Moreover, release engineering is concerned with various aspects of software productions, such as:

  • Identifiability: Identifies the source, tools, environment, and other components that make up a particular release.
  • Reproducibility: Ensures operational stability by integrating source, third-party components, data, and deployment externals of a software system.
  • Consistency: Provides a stable framework for development, deployment, audit, and accountability for software components.
  • Agility: Automates build and release pipelines using automation tools that improve the speed and reliability of the release process. Continuous integration and continuous delivery (CI/CD) plays a critical role in these build/release systems.
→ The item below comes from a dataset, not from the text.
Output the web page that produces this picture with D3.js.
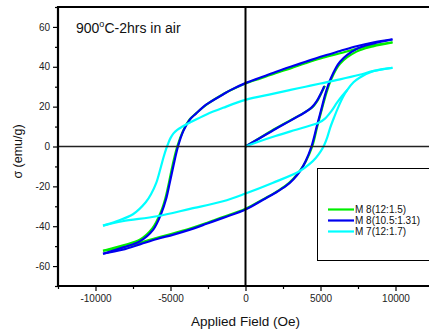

Release Engineering in DevOps:

In DevOps, Release Engineering plays an extremely critical role. It accelerates the path from development to operations and acts as the integration hub between the two. Implemented by organizations like Google and Facebook, release engineering involves building fast and reliable pipelines to transform source code into viable products.

Apart from ensuring smooth collaboration between development and operations teams, it also involves software configuration management, builds, deployment, and environment management. DevOps approaches like Continuous Integration, Continuous Deployment, and Continuous Delivery are all modern release engineering practices, where all the steps in the release engineering process are automated. It helps increase the release velocity of individual changes and also ensures a sufficient level of release confidence.

It is the responsibility of release engineers to work with software engineers in product development and SREs to define all the steps required to release software. Moreover, they automate processes and track changes in a configuration management system or revision control system.

Other areas emphasized by Release Engineering are:

  • Implementing Version Control: Involves maintaining code in version control repositories such as Git, Perforce, etc. to add traceability and reliability to the code and keep a track of its evolution.
  • Configuration Management: Ensures consistency of product attributes throughout the software lifecycle, from development, testing, staging, and production.
  • Production & Deployment: Ensuring every component of the released software is tied to its origin to make problems and issues that arise later easily retractable and reproducible.
  • Infrastructure-as-Code: Involves automating the configuration of servers, middleware, applications, firewalls, etc.

Release Engineering Best Practices:

Some of the critical practices that can help you ensure the accuracy and reliability of release engineering processes are:

  • Make sure build artifacts, application, and environment configurations are version controlled similarly to software source code.
  • Ensure effective collaboration of different organizational functions of development, testing, and operations.
  • Automate the build, testing, and deployment processes.
  • Release changes individually instead of as parts of larger releases.
  • Ensure consistent testing and defect detection both before production deployments and during deployments.
  • Give attention to the ability to roll back failed deployments.
  • Perform continuous testing to ensure quality.

What is Release Management?

A core practice of software development for decades, Release Management is the process of planning, building, testing, preparing, and deploying new code and services to production environments while ensuring alignment with business priorities. It ensures the delivery of new and enhanced services by organizations while protecting the integrity of existing services. With the help of release management, organizations can increase the number of successful releases by preventing unexpected outcomes.

Moreover, release management deals more with the non-technical aspects of the whole release process like release process, tracking release workflow, release coordination, and taking the release to the production.

The main objective of Release Management is:

  • Manages risks encountered throughout the software delivery lifecycle.
  • Coordinates IT resources.
  • Ensures compliance and auditing process.
  • Maintains alignment of the business with software development.
  • Oversees the cutover to new versions.
  • Ensure that auditable release controls are established and documented.
  • Optimize and oversee the development and release processes.

Release Management in DevOps:

In DevOps, the focus of release management is on planning, scheduling, and controlling the software development and delivery process. However, unlike traditional software development, here, both developers and IT operations collaborate from the beginning of the process to the end, ensuring fewer, shorter feedback loops and faster releases.

This collaboration and shared accountability for the services delivered, enables teams to detect and resolve incidents and issues faster, both during and after the release of the product/features.

Furthermore, release management helps create a continuous flow to the production that DevOps strives for and aligns work within the team and across the organization.

Release Management Best Practices:

To ensure successful implementation of Release Management, teams must follow some critical practices like:

  • Define the criteria for success.
  • Strive for minimal user impact.
  • Automate processes for maximum advantage.
  • Shift-left CI/CD and QA to streamline the process.
  • Keep the staging environment updated and aligned with the production environment.
  • Define specific requirements and criteria for the upcoming release.
  • Specify concrete acceptance criteria for defined requirements.
  • Push deployments to a staging server or environment.
  • Always create new updates.

Conclusion

Though different in their objectives and practices, Release Engineering and Release Management are two significant concepts of DevOps, responsible for the success of a software project. These two practices provide multiple benefits to software companies and effectively transform the way release engineers work and collaborate with the development and operations team.

In short, both Release Engineering and Release Management are two critical practices responsible for the successful delivery of a reliable software product.